Best Race Types for the Giulia
Road racing: A-tier. Flowing circuits are where the Giulia shines — the chassis communicates so well that you can push harder than you think. Street scene: A-tier. The suspension compliance handles rough roads better than the M3. Drift: B-tier. RWD with good weight distribution and a playful chassis makes it a fun but not S-tier drift car. Drag: B-tier. RWD limits the launch, but 650 hp is enough to be competitive in rolling-start street races. Rally: D-tier. Low ground clearance and RWD on dirt is a bad combination.
Tuning Share Codes
The Giulia Quadrifoglio community is passionate but small — these are people who chose an Alfa over a BMW and want everyone to know why. Most builds are S1 road setups focused on preserving the car's unique character. Share your codes below. I'm looking for builds that keep the steering feel alive at S1 power levels.
Common Tuning Mistakes
Over-dampening the rear. The Giulia's rear end is supposed to move around — that's the character. If you crank the rear damping to eliminate the movement, you kill the car's defining trait. Let it rotate, let it dance. That's why you bought an Alfa instead of an Audi.
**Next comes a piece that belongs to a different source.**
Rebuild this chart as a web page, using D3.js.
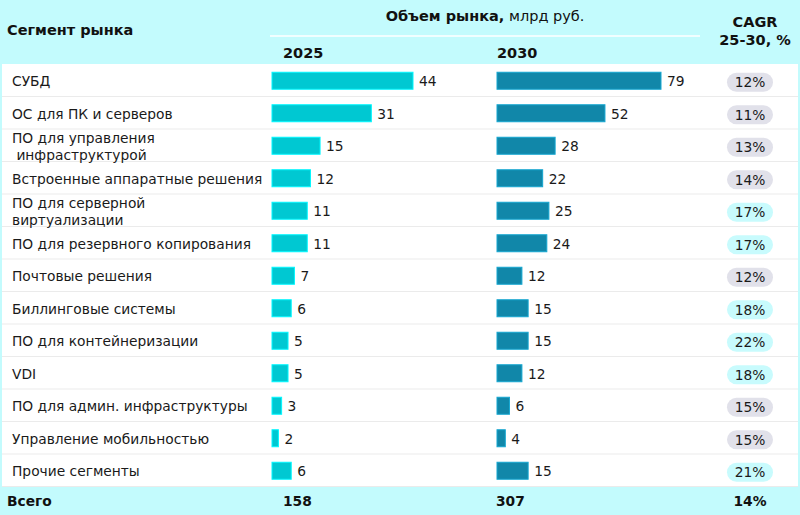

Ignoring the steering speed. The Giulia has the fastest steering rack in its class. This is a feature, not a bug, but it means the car responds to inputs faster than you expect. If you add toe-out or reduce caster, the steering becomes dangerously darty. Keep settings conservative and let the fast rack do the work.
Comparing it to the M3 on numbers alone. The Giulia will rarely beat a well-tuned M3 on outright lap time. If you're chasing leaderboards, buy the BMW. If you want a car that makes every lap feel like an event, tune the Alfa. Different tools for different goals.
Too much rear toe-out. The Giulia already rotates beautifully. Adding toe-out makes it snap-oversteer without warning. Keep at least 0.1 degrees of rear toe-in at all times.